# [Written task]
The line holding "39.04, 39.04, 39.04];" is the last one to output; start at the first line of the data, keep every line in between exactly, and leave out pictures.

>> start Given material

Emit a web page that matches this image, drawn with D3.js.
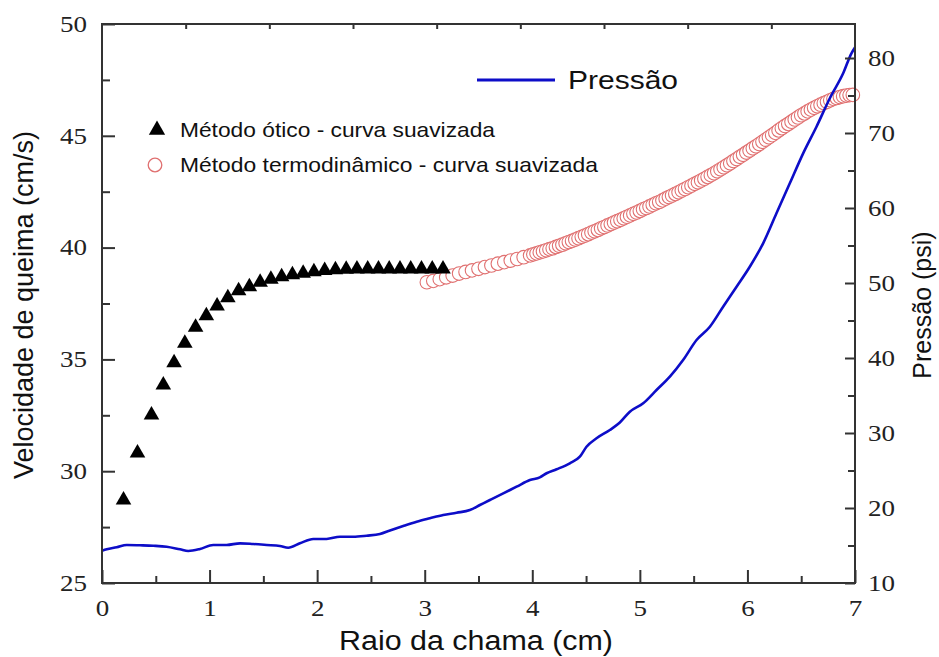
<!DOCTYPE html>
<html>
<head>
<meta charset="utf-8">
<script src="https://cdn.jsdelivr.net/npm/d3@7"></script>
<style>
  html, body { margin: 0; padding: 0; background: #fff; }
  svg { display: block; }
</style>
</head>
<body>
<svg id="chart" width="939" height="657"></svg>
<script>
// ---------------- DATA ----------------
const xTickValues = [0, 1, 2, 3, 4, 5, 6, 7];
const xMinorTicks = [0.5, 1.5, 2.5, 3.5, 4.5, 5.5, 6.5];
const leftTickValues = [25, 30, 35, 40, 45, 50];
const leftMinorTicks = [27.5, 32.5, 37.5, 42.5, 47.5];
const rightTickValues = [10, 20, 30, 40, 50, 60, 70, 80];
const rightMinorTicks = [15, 25, 35, 45, 55, 65, 75];

// Método ótico - curva suavizada (triangles)
const opticX = [0.2, 0.33, 0.46, 0.57, 0.67, 0.77, 0.87, 0.97, 1.07, 1.17, 1.27, 1.37, 1.47, 1.57, 1.67, 1.77, 1.87, 1.97, 2.07, 2.17, 2.27, 2.37, 2.47, 2.57, 2.67, 2.77, 2.87, 2.97, 3.07, 3.17];
const opticY = [28.71, 30.81, 32.51, 33.86, 34.85, 35.72, 36.44, 36.95, 37.39, 37.76, 38.07, 38.25, 38.45, 38.58, 38.70, 38.79, 38.85, 38.92, 38.98, 39.01, 39.03, 39.04, 39.04, 39.04, 39.04, 39.04, 39.04, 39.04, 39.04, 39.04];

// Método termodinâmico - curva suavizada (open circles)
const thermoX = [3.02, 3.08, 3.14, 3.20, 3.26, 3.32, 3.38, 3.44, 3.50, 3.56, 3.62, 3.68, 3.74, 3.80, 3.86, 3.92, 3.98,
  4.01, 4.04, 4.07, 4.10, 4.13, 4.16, 4.19, 4.22, 4.25, 4.28, 4.31, 4.34, 4.37, 4.40, 4.43, 4.46, 4.49, 4.52, 4.55, 4.58,
  4.61, 4.64, 4.67, 4.70, 4.73, 4.76, 4.79, 4.82, 4.85, 4.88, 4.91, 4.94, 4.97, 5.00, 5.03, 5.06, 5.09, 5.12, 5.15, 5.18,
  5.21, 5.24, 5.27, 5.30, 5.33, 5.36, 5.39, 5.42, 5.45, 5.48, 5.51, 5.54, 5.57, 5.60, 5.63, 5.66, 5.69, 5.72, 5.75, 5.78,
  5.81, 5.84, 5.87, 5.90, 5.93, 5.96, 5.99, 6.02, 6.05, 6.08, 6.11, 6.14, 6.17, 6.20, 6.23, 6.26, 6.29, 6.32, 6.35, 6.38,
  6.41, 6.44, 6.47, 6.50, 6.53, 6.56, 6.59, 6.62, 6.65, 6.68, 6.71, 6.74, 6.77, 6.80, 6.83, 6.86, 6.89, 6.92, 6.95, 6.98];
const thermoY = [38.45, 38.51, 38.59, 38.67, 38.75, 38.84, 38.91, 38.98, 39.05, 39.13, 39.20, 39.28, 39.35, 39.42, 39.49, 39.57, 39.65,
  39.70, 39.74, 39.79, 39.83, 39.88, 39.93, 39.97, 40.03, 40.08, 40.13, 40.19, 40.25, 40.30, 40.36, 40.42, 40.48, 40.54, 40.60, 40.67, 40.73,
  40.79, 40.86, 40.92, 40.99, 41.05, 41.12, 41.18, 41.24, 41.31, 41.38, 41.44, 41.51, 41.57, 41.64, 41.71, 41.77, 41.84, 41.91, 41.98, 42.04,
  42.11, 42.19, 42.26, 42.33, 42.40, 42.47, 42.55, 42.62, 42.70, 42.77, 42.85, 42.92, 43.00, 43.08, 43.16, 43.24, 43.32, 43.41, 43.50, 43.59,
  43.68, 43.77, 43.87, 43.96, 44.06, 44.15, 44.25, 44.34, 44.44, 44.53, 44.63, 44.73, 44.83, 44.93, 45.03, 45.13, 45.24, 45.34, 45.44, 45.53,
  45.63, 45.73, 45.82, 45.92, 46.00, 46.09, 46.17, 46.25, 46.32, 46.39, 46.46, 46.52, 46.59, 46.65, 46.69, 46.73, 46.77, 46.80, 46.82, 46.83];

// Pressão (psi), right axis
const pressX = [0, 0.044, 0.137, 0.23, 0.353, 0.477, 0.601, 0.725, 0.802, 0.911, 1.034, 1.159, 1.283, 1.406, 1.531, 1.654, 1.731, 1.84, 1.964, 2.088,
  2.212, 2.335, 2.46, 2.584, 2.677, 2.80, 2.925, 3.048, 3.172, 3.296, 3.42, 3.513, 3.606, 3.73, 3.854, 3.978, 4.07, 4.133, 4.226, 4.349,
  4.442, 4.504, 4.597, 4.721, 4.814, 4.907, 5.031, 5.155, 5.279, 5.402, 5.527, 5.651, 5.774, 5.899, 6.022, 6.146, 6.27, 6.394, 6.518, 6.642,
  6.766, 6.89, 6.967, 7.0];
const pressY = [14.31, 14.49, 14.76, 15.07, 15.03, 14.97, 14.84, 14.49, 14.27, 14.53, 15.07, 15.07, 15.29, 15.2, 15.07, 14.93, 14.71, 15.29, 15.87, 15.87,
  16.17, 16.17, 16.31, 16.53, 17.0, 17.6, 18.17, 18.63, 19.07, 19.37, 19.73, 20.4, 21.07, 21.96, 22.84, 23.73, 24.09, 24.63, 25.16, 25.96,
  26.84, 28.17, 29.29, 30.4, 31.4, 32.84, 33.96, 35.73, 37.51, 39.73, 42.4, 44.17, 46.84, 49.51, 52.17, 55.29, 59.29, 63.29, 67.29, 70.84,
  74.63, 77.96, 80.63, 81.4];

const legendLabels = ["Método ótico - curva suavizada", "Método termodinâmico - curva suavizada", "Pressão"];
const xTitle = "Raio da chama (cm)";
const leftTitle = "Velocidade de queima (cm/s)";
const rightTitle = "Pressão (psi)";

// ---------------- LAYOUT ----------------
const L = 102, R = 855, T = 24, B = 583;
const svg = d3.select("#chart");
const serif = "'Liberation Serif', 'Times New Roman', serif";
const sans = "'Liberation Sans', Arial, sans-serif";
const axisColor = "#333";
const blue = "#0d0dc8";
const red = "#e07070";

const x = d3.scaleLinear().domain([0, 7]).range([L, R]);
const yL = d3.scaleLinear().domain([25, 50]).range([B, T]);
const yR = d3.scaleLinear().domain([10, 10 + (B - T) / 7.5]).range([B, T]);
const xTop = d3.scaleLinear().domain([0, 9]).range([L, R]);

// ---------------- MARKS ----------------
svg.append("g").selectAll("circle")
  .data(thermoX.map((v, i) => [v, thermoY[i]]))
  .join("circle")
  .attr("cx", d => x(d[0]))
  .attr("cy", d => yL(d[1]))
  .attr("r", 6.8)
  .attr("fill", "#fff")
  .attr("stroke", red)
  .attr("stroke-width", 1.1);

const pressData = pressX.map((v, i) => [v, pressY[i]]);
svg.append("path")
  .datum(pressData)
  .attr("fill", "none")
  .attr("stroke", blue)
  .attr("stroke-width", 2.6)
  .attr("stroke-linejoin", "round")
  .attr("d", d3.line().curve(d3.curveMonotoneX).x(d => x(d[0])).y(d => yR(d[1])));

const tri = d3.symbol().type(d3.symbolTriangle).size(105);
svg.append("g").selectAll("path")
  .data(opticX.map((v, i) => [v, opticY[i]]))
  .join("path")
  .attr("d", tri)
  .attr("transform", d => `translate(${x(d[0])},${yL(d[1])})`)
  .attr("fill", "#000");

// ---------------- AXES ----------------
function styleAxis(g) {
  g.select(".domain").remove();
  g.selectAll("line").attr("stroke", axisColor).attr("stroke-width", 2);
  g.selectAll("text")
    .attr("fill", "#222")
    .attr("font-family", serif)
    .attr("font-size", 23)
    .attr("textLength", d => String(d).length * 13.5)
    .attr("lengthAdjust", "spacingAndGlyphs");
}

svg.append("g").attr("transform", `translate(0,${B})`)
  .call(d3.axisBottom(x).tickValues(xTickValues).tickSize(-13).tickPadding(17).tickFormat(d3.format("d")))
  .call(styleAxis);
svg.append("g").attr("transform", `translate(0,${B})`)
  .call(d3.axisBottom(x).tickValues(xMinorTicks).tickSize(-7).tickFormat(""))
  .call(g => { g.select(".domain").remove(); g.selectAll("line").attr("stroke", axisColor).attr("stroke-width", 2); g.selectAll("text").remove(); });

svg.append("g").attr("transform", `translate(${L},0)`)
  .call(d3.axisLeft(yL).tickValues(leftTickValues).tickSize(-13).tickPadding(15).tickFormat(d3.format("d")))
  .call(styleAxis);
svg.append("g").attr("transform", `translate(${L},0)`)
  .call(d3.axisLeft(yL).tickValues(leftMinorTicks).tickSize(-8).tickFormat(""))
  .call(g => { g.select(".domain").remove(); g.selectAll("line").attr("stroke", axisColor).attr("stroke-width", 2); g.selectAll("text").remove(); });

svg.append("g").attr("transform", `translate(${R},0)`)
  .call(d3.axisRight(yR).tickValues(rightTickValues).tickSize(-10).tickPadding(13).tickFormat(d3.format("d")))
  .call(styleAxis);
svg.append("g").attr("transform", `translate(${R},0)`)
  .call(d3.axisRight(yR).tickValues(rightMinorTicks).tickSize(-7).tickFormat(""))
  .call(g => { g.select(".domain").remove(); g.selectAll("line").attr("stroke", axisColor).attr("stroke-width", 2); g.selectAll("text").remove(); });

svg.append("g").attr("transform", `translate(0,${T})`)
  .call(d3.axisTop(xTop).tickValues(d3.range(1, 9)).tickSize(-5).tickFormat(""))
  .call(g => { g.select(".domain").remove(); g.selectAll("line").attr("stroke", axisColor).attr("stroke-width", 2); g.selectAll("text").remove(); });

svg.append("rect")
  .attr("x", L).attr("y", T).attr("width", R - L).attr("height", B - T)
  .attr("fill", "none").attr("stroke", axisColor).attr("stroke-width", 2);

// ---------------- TITLES ----------------
svg.append("text")
  .attr("x", 476).attr("y", 650)
  .attr("text-anchor", "middle")
  .attr("font-family", sans).attr("font-size", 27)
  .attr("textLength", 274).attr("lengthAdjust", "spacingAndGlyphs")
  .attr("fill", "#111")
  .text(xTitle);

svg.append("text")
  .attr("transform", "translate(33,305) rotate(-90)")
  .attr("text-anchor", "middle")
  .attr("font-family", sans).attr("font-size", 27)
  .attr("fill", "#111")
  .text(leftTitle);

svg.append("text")
  .attr("transform", "translate(931,305) rotate(-90)")
  .attr("text-anchor", "middle")
  .attr("font-family", sans).attr("font-size", 25)
  .attr("fill", "#111")
  .text(rightTitle);

// ---------------- LEGEND ----------------
svg.append("path")
  .attr("d", d3.symbol().type(d3.symbolTriangle).size(115))
  .attr("transform", "translate(157,130)")
  .attr("fill", "#000");
svg.append("text")
  .attr("x", 180).attr("y", 137)
  .attr("font-family", sans).attr("font-size", 21)
  .attr("textLength", 315).attr("lengthAdjust", "spacingAndGlyphs")
  .attr("fill", "#111")
  .text(legendLabels[0]);

svg.append("circle")
  .attr("cx", 155).attr("cy", 165).attr("r", 6.8)
  .attr("fill", "#fff").attr("stroke", red).attr("stroke-width", 1.3);
svg.append("text")
  .attr("x", 180).attr("y", 172)
  .attr("font-family", sans).attr("font-size", 21)
  .attr("textLength", 418).attr("lengthAdjust", "spacingAndGlyphs")
  .attr("fill", "#111")
  .text(legendLabels[1]);

svg.append("line")
  .attr("x1", 477).attr("x2", 555).attr("y1", 80).attr("y2", 80)
  .attr("stroke", blue).attr("stroke-width", 3);
svg.append("text")
  .attr("x", 568).attr("y", 89)
  .attr("font-family", sans).attr("font-size", 25)
  .attr("textLength", 110).attr("lengthAdjust", "spacingAndGlyphs")
  .attr("fill", "#111")
  .text(legendLabels[2]);
</script>
</body>
</html>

>> end Given material

# [Exercise answer]
Emit a web page that matches this image, drawn with D3.js.
<!DOCTYPE html>
<html>
<head>
<meta charset="utf-8">
<script src="https://cdn.jsdelivr.net/npm/d3@7"></script>
<style>
  html, body { margin: 0; padding: 0; background: #fff; }
  svg { display: block; }
</style>
</head>
<body>
<svg id="chart" width="939" height="657"></svg>
<script>
// ---------------- DATA ----------------
const xTickValues = [0, 1, 2, 3, 4, 5, 6, 7];
const xMinorTicks = [0.5, 1.5, 2.5, 3.5, 4.5, 5.5, 6.5];
const leftTickValues = [25, 30, 35, 40, 45, 50];
const leftMinorTicks = [27.5, 32.5, 37.5, 42.5, 47.5];
const rightTickValues = [10, 20, 30, 40, 50, 60, 70, 80];
const rightMinorTicks = [15, 25, 35, 45, 55, 65, 75];

// Método ótico - curva suavizada (triangles)
const opticX = [0.2, 0.33, 0.46, 0.57, 0.67, 0.77, 0.87, 0.97, 1.07, 1.17, 1.27, 1.37, 1.47, 1.57, 1.67, 1.77, 1.87, 1.97, 2.07, 2.17, 2.27, 2.37, 2.47, 2.57, 2.67, 2.77, 2.87, 2.97, 3.07, 3.17];
const opticY = [28.71, 30.81, 32.51, 33.86, 34.85, 35.72, 36.44, 36.95, 37.39, 37.76, 38.07, 38.25, 38.45, 38.58, 38.70, 38.79, 38.85, 38.92, 38.98, 39.01, 39.03, 39.04, 39.04, 39.04, 39.04, 39.04, 39.04, 39.04, 39.04, 39.04];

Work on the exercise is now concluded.